SE: What about throughput?
Lam: All beams in a module write independently and in parallel. A single module is capable of five wafers per hour, which is good for low volume production and chip development. When you go 450mm, you need a few more. If or when 450mm comes along, our approach will have the same throughput for 300mm and 450mm. The reason is our architecture allows us to cover the whole wafer surface. The amount of data rates that will come through the column is very normal and there is no bottleneck.

SE: When do you plan to ship a system based on the technology?
Lam: We have customers and we have partners. We are on a roadmap to develop commercial products. We are not ready to talk about the details.

SE: Why start a lithography company like Multibeam in the first place? That’s a tough business.
Lam: Today, 70% of the total cost in a fab goes into lithography. When I started Lam Research, that number was only 25%. When I looked at the 70% number, I said this is not sustainable.
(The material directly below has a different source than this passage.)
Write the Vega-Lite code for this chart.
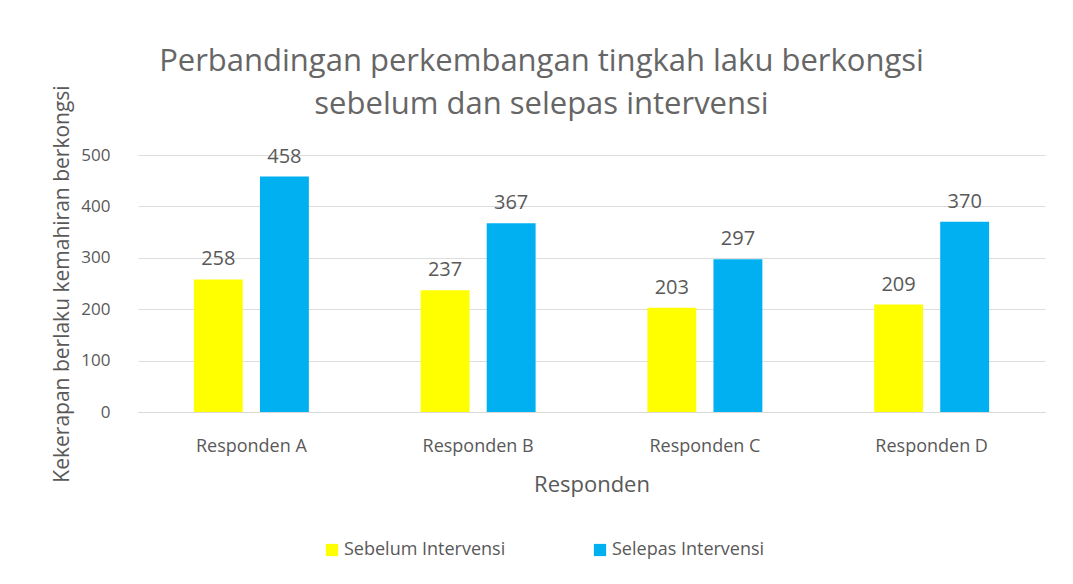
{
  "$schema": "https://vega.github.io/schema/vega-lite/v6.json",
  "autosize": {"type": "none"},
  "width": 907,
  "height": 257,
  "padding": {"left": 138, "top": 155, "right": 28, "bottom": 172},
  "background": "white",
  "title": {
    "text": ["Perbandingan perkembangan tingkah laku berkongsi", "sebelum dan selepas intervensi"],
    "font": "Open Sans",
    "fontSize": 31,
    "fontWeight": "normal",
    "color": "#666666",
    "anchor": "middle",
    "dx": -50,
    "dy": 66,
    "offset": 30,
    "lineHeight": 43
  },
  "data": {
    "values": [
      {"responden": "Responden A", "tempoh": "Sebelum Intervensi", "nilai": 258},
      {"responden": "Responden A", "tempoh": "Selepas Intervensi", "nilai": 458},
      {"responden": "Responden B", "tempoh": "Sebelum Intervensi", "nilai": 237},
      {"responden": "Responden B", "tempoh": "Selepas Intervensi", "nilai": 367},
      {"responden": "Responden C", "tempoh": "Sebelum Intervensi", "nilai": 203},
      {"responden": "Responden C", "tempoh": "Selepas Intervensi", "nilai": 297},
      {"responden": "Responden D", "tempoh": "Sebelum Intervensi", "nilai": 209},
      {"responden": "Responden D", "tempoh": "Selepas Intervensi", "nilai": 370}
    ]
  },
  "encoding": {
    "x": {
      "field": "responden",
      "type": "nominal",
      "scale": {"paddingInner": 0.493, "paddingOuter": 0.2465},
      "axis": {
        "title": "Responden",
        "labelAngle": 0,
        "labelFont": "Open Sans",
        "labelFontSize": 18,
        "labelColor": "#595959",
        "labelPadding": 25,
        "titleFont": "Open Sans",
        "titleFontSize": 22,
        "titleFontWeight": "normal",
        "titleColor": "#595959",
        "titlePadding": 19,
        "domainColor": "#D9D9D9",
        "ticks": false
      }
    },
    "xOffset": {
      "field": "tempoh",
      "type": "nominal",
      "sort": ["Sebelum Intervensi", "Selepas Intervensi"],
      "scale": {"paddingInner": 0.26, "paddingOuter": 0}
    },
    "y": {
      "field": "nilai",
      "type": "quantitative",
      "scale": {"domain": [0, 500]},
      "axis": {
        "title": "Kekerapan berlaku kemahiran berkongsi",
        "values": [0, 100, 200, 300, 400, 500],
        "labelFont": "Open Sans",
        "labelFontSize": 17,
        "labelColor": "#595959",
        "labelPadding": 28,
        "titleFont": "Open Sans",
        "titleFontSize": 21,
        "titleFontWeight": "normal",
        "titleColor": "#595959",
        "titlePadding": 8,
        "domain": false,
        "ticks": false,
        "gridColor": "#DDDDDD"
      }
    }
  },
  "layer": [
    {
      "mark": {"type": "bar"},
      "encoding": {
        "color": {
          "field": "tempoh",
          "type": "nominal",
          "sort": ["Sebelum Intervensi", "Selepas Intervensi"],
          "scale": {"domain": ["Sebelum Intervensi", "Selepas Intervensi"], "range": ["#FFFF00", "#00B0F0"]},
          "legend": {
            "title": null,
            "orient": "none",
            "direction": "horizontal",
            "legendX": 185,
            "legendY": 386,
            "symbolType": "square",
            "symbolSize": 150,
            "symbolStrokeWidth": 0,
            "labelFont": "Open Sans",
            "labelFontSize": 18,
            "labelColor": "#595959",
            "labelOffset": 3,
            "labelLimit": 400,
            "columnPadding": 85
          }
        }
      }
    },
    {
      "mark": {"type": "text", "baseline": "bottom", "dy": -10, "font": "Open Sans", "fontSize": 20, "color": "#595959"},
      "encoding": {
        "text": {"field": "nilai", "type": "quantitative"}
      }
    }
  ],
  "config": {"view": {"stroke": null}}
}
This has to be a major concern for anyone running a fab. So, where do you go if you want to attack this problem? You would attack lithography.

SE: Multibeam has a different strategy than others, right?
Lam: In the early days, I thought that e-beam direct-write was going to be an NGL. Then, I realized that this was not possible. If we tried to invent something new to replace something old, that would be difficult. I came to the conclusion that we would have to be a complementary solution, not a disruptive solution.
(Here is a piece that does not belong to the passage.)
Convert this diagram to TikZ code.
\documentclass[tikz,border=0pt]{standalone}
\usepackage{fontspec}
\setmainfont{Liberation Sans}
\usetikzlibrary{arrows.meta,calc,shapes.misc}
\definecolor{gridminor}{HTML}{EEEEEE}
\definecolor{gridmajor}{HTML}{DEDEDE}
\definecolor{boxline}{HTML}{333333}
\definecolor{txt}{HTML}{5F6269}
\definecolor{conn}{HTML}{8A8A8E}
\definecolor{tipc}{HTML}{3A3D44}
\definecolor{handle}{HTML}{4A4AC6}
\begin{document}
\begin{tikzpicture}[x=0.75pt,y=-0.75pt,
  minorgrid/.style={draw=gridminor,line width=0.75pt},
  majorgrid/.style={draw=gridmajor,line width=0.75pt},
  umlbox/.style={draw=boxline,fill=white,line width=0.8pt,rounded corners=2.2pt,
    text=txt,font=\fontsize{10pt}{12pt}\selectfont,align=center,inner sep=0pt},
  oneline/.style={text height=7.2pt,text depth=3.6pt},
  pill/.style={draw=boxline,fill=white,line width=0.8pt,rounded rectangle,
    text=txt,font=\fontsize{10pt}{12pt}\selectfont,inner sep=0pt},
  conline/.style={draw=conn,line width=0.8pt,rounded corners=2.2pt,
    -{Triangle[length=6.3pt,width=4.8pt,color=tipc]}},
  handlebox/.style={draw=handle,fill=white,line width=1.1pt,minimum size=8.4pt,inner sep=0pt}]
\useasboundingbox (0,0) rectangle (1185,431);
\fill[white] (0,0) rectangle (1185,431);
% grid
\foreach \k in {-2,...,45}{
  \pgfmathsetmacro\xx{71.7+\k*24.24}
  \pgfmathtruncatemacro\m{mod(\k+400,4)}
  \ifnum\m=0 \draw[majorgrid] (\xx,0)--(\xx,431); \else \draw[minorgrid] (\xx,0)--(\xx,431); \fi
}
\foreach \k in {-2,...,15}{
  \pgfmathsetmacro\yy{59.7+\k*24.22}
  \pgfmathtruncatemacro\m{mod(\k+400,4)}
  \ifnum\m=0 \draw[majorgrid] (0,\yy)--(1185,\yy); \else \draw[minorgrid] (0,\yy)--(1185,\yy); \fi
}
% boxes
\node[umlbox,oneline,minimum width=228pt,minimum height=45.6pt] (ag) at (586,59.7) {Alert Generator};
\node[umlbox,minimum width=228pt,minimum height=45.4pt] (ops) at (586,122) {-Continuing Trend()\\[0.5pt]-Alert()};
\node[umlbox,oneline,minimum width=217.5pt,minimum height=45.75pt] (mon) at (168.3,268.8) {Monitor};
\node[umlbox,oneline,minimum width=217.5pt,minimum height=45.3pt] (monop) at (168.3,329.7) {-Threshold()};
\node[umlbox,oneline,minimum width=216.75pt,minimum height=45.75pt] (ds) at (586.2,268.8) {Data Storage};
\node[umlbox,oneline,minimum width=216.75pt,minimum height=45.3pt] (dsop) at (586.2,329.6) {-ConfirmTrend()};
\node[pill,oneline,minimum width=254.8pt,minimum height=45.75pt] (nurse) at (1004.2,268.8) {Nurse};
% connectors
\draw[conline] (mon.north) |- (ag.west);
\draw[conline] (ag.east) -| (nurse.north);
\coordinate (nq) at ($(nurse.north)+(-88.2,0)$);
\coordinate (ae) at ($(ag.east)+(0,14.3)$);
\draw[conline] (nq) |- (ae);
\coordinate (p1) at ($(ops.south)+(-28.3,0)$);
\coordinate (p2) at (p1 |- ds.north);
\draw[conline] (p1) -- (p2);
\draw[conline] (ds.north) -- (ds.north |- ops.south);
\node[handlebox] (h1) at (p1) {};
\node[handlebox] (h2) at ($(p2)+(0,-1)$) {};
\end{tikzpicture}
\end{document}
SE: You are also active in the venture capital world, right?
Lam: I have been involved in venture capital. I had two companies sold in the last two months. I like to call myself a mentor capitalist as opposed to a venture capitalist. For example, investors will introduce me to a company. The company is well funded, but the investors will say we need someone like you to help work with the management. When I was at Lam Research, I wish I had that kind of mentor to help me make fewer mistakes.

SE: Any advice for startups looking for VC?
Lam: There are two different kinds of VCs. One is the traditional VC. They set up funds to invest in multiple small companies and multiple fields. Then, there is the corporate VC or strategic venture capitalist. They don’t want to lose money, of course. For strategic reasons, they are investing in technology that will be used in their business. In some cases, the traditional VCs are chasing the next big thing. They are chasing social media and things like that. Because of that, there is a new and meaningful role for corporate strategic investors. There are also challenges. You need to have a lot of trust in that investor. You need to look at each individual strategic investor and evaluate them for yourself. Realistically, however, a semiconductor equipment company perhaps should not rely on traditional venture capital to support them. The traditional VC is more interested in other emerging areas.

SE: How do you see the foundry model evolving? And what about Intel’s efforts in the foundry business?
Lam: Now, the IDM is picking up the foundry model. The foundry is picking up the IDM model in a sense. They are actually merging the two concepts. Take Intel. For foundry customers, Intel has signed up Cisco and Altera. These are not small guys trying to come up with new gadgets. So I see Intel working with more established companies.

SE: Any thoughts on the state of the semiconductor equipment industry?
Lam: Consolidation will continue to happen. For an equipment company in general, the small companies tend to be more innovative. They are able to go outside the box. Big companies would do well to look for those small companies to find a way to work with them.